The task:
Return the listing below exactly, with the pictures dropped.

Supplied material:
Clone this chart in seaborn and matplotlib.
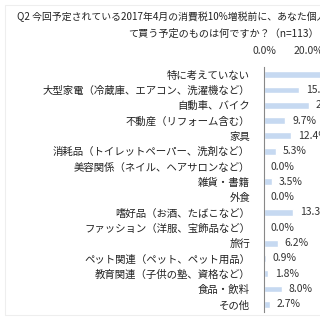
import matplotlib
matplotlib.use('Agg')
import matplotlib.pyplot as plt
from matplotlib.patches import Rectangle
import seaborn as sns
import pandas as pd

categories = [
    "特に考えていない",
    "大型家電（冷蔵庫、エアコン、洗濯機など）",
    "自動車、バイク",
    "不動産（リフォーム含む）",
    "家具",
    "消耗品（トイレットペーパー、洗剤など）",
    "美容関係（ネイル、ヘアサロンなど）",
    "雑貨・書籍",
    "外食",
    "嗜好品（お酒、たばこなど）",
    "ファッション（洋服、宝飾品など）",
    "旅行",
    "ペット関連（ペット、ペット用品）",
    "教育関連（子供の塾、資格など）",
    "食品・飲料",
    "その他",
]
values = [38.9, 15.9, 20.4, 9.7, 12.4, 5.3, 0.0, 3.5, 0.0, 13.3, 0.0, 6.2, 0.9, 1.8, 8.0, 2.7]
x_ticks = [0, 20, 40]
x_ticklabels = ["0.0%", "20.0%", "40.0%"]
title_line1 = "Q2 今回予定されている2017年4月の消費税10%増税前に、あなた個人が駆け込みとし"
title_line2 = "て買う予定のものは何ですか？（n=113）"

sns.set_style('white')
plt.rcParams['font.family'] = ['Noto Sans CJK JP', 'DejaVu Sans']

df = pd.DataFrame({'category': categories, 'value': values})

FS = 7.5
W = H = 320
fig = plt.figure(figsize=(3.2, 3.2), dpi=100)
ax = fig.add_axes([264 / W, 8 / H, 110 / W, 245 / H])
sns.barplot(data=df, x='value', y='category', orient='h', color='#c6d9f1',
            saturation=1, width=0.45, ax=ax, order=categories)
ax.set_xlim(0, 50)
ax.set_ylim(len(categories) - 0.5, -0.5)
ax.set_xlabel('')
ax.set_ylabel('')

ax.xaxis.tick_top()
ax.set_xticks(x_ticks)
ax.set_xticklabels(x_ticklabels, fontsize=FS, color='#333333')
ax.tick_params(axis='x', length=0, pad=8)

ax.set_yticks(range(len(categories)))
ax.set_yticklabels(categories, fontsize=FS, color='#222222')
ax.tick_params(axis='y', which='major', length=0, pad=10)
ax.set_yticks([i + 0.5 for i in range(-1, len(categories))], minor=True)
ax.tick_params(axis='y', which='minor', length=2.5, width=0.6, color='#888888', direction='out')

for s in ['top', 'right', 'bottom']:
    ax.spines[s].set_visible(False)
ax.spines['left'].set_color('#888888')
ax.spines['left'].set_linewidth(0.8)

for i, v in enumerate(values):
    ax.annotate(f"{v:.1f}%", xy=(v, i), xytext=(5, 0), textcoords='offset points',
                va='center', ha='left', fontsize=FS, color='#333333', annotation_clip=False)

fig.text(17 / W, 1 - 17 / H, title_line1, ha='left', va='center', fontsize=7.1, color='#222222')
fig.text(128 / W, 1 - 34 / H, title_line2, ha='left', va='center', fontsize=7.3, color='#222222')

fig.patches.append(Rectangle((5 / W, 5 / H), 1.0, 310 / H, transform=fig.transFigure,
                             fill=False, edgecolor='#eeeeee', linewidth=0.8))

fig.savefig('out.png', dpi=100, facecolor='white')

Answer to the exercise:
Clone this chart in seaborn and matplotlib.
import matplotlib
matplotlib.use('Agg')
import matplotlib.pyplot as plt
from matplotlib.patches import Rectangle
import seaborn as sns
import pandas as pd

categories = [
    "特に考えていない",
    "大型家電（冷蔵庫、エアコン、洗濯機など）",
    "自動車、バイク",
    "不動産（リフォーム含む）",
    "家具",
    "消耗品（トイレットペーパー、洗剤など）",
    "美容関係（ネイル、ヘアサロンなど）",
    "雑貨・書籍",
    "外食",
    "嗜好品（お酒、たばこなど）",
    "ファッション（洋服、宝飾品など）",
    "旅行",
    "ペット関連（ペット、ペット用品）",
    "教育関連（子供の塾、資格など）",
    "食品・飲料",
    "その他",
]
values = [38.9, 15.9, 20.4, 9.7, 12.4, 5.3, 0.0, 3.5, 0.0, 13.3, 0.0, 6.2, 0.9, 1.8, 8.0, 2.7]
x_ticks = [0, 20, 40]
x_ticklabels = ["0.0%", "20.0%", "40.0%"]
title_line1 = "Q2 今回予定されている2017年4月の消費税10%増税前に、あなた個人が駆け込みとし"
title_line2 = "て買う予定のものは何ですか？（n=113）"

sns.set_style('white')
plt.rcParams['font.family'] = ['Noto Sans CJK JP', 'DejaVu Sans']

df = pd.DataFrame({'category': categories, 'value': values})

FS = 7.5
W = H = 320
fig = plt.figure(figsize=(3.2, 3.2), dpi=100)
ax = fig.add_axes([264 / W, 8 / H, 110 / W, 245 / H])
sns.barplot(data=df, x='value', y='category', orient='h', color='#c6d9f1',
            saturation=1, width=0.45, ax=ax, order=categories)
ax.set_xlim(0, 50)
ax.set_ylim(len(categories) - 0.5, -0.5)
ax.set_xlabel('')
ax.set_ylabel('')

ax.xaxis.tick_top()
ax.set_xticks(x_ticks)
ax.set_xticklabels(x_ticklabels, fontsize=FS, color='#333333')
ax.tick_params(axis='x', length=0, pad=8)

ax.set_yticks(range(len(categories)))
ax.set_yticklabels(categories, fontsize=FS, color='#222222')
ax.tick_params(axis='y', which='major', length=0, pad=10)
ax.set_yticks([i + 0.5 for i in range(-1, len(categories))], minor=True)
ax.tick_params(axis='y', which='minor', length=2.5, width=0.6, color='#888888', direction='out')

for s in ['top', 'right', 'bottom']:
    ax.spines[s].set_visible(False)
ax.spines['left'].set_color('#888888')
ax.spines['left'].set_linewidth(0.8)

for i, v in enumerate(values):
    ax.annotate(f"{v:.1f}%", xy=(v, i), xytext=(5, 0), textcoords='offset points',
                va='center', ha='left', fontsize=FS, color='#333333', annotation_clip=False)

fig.text(17 / W, 1 - 17 / H, title_line1, ha='left', va='center', fontsize=7.1, color='#222222')
fig.text(128 / W, 1 - 34 / H, title_line2, ha='left', va='center', fontsize=7.3, color='#222222')

fig.patches.append(Rectangle((5 / W, 5 / H), 1.0, 310 / H, transform=fig.transFigure,
                             fill=False, edgecolor='#eeeeee', linewidth=0.8))

fig.savefig('out.png', dpi=100, facecolor='white')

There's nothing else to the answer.